7. Soudry, D., Hoffer, E., Nacson, M. S., Gunasekar, S., & Srebro, N. (2018). "The implicit bias of gradient descent on separable data." *Journal of Machine Learning Research*, 19(1), 2822-2878.
8. Belkin, M., Hsu, D., Ma, S., & Mandal, S. (2019). "Reconciling modern machine-learning practice and the classical bias-variance trade-off." *Proceedings of the National Academy of Sciences*, 116(32), 15849-15854.
9. Kaplan, J., McCandlish, S., Henighan, T., Brown, T. B., Chess, B., Child, R., Gray, S., Radford, A., Wu, J., & Amodei, D. (2020). "Scaling laws for neural language models." *arXiv preprint arXiv:2001.08361*.
10. Nakkiran, P., Kaplun, G., Bansal, Y., Yang, T., Barak, B., & Sutskever, I. (2021). "Deep double descent: Where bigger models and more data hurt." *Journal of Statistical Mechanics: Theory and Experiment*, 2021(12), 124003. arXiv:1912.02292.

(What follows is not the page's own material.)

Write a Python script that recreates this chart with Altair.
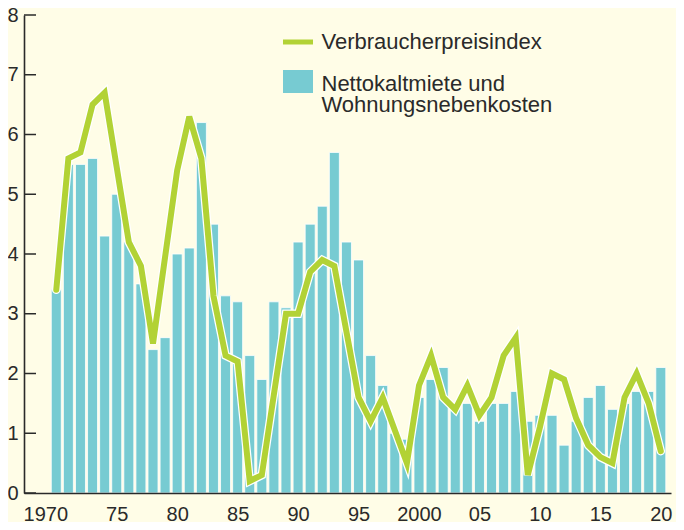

11. Foret, P., Kleiner, A., Mobahi, H., & Neyshabur, B. (2021). "Sharpness-aware minimization for efficiently improving generalization." *International Conference on Learning Representations (ICLR)*. arXiv:2010.01412.
12. Vardi, G. (2023). "On the implicit bias in deep-learning algorithms." *Communications of the ACM*, 66(6), 86-93.
13. Power, A., Burda, Y., Edwards, H., Babuschkin, I., & Misra, V. (2022). "Grokking: Generalization Beyond Overfitting on Small Algorithmic Datasets." *arXiv preprint arXiv:2201.02177*.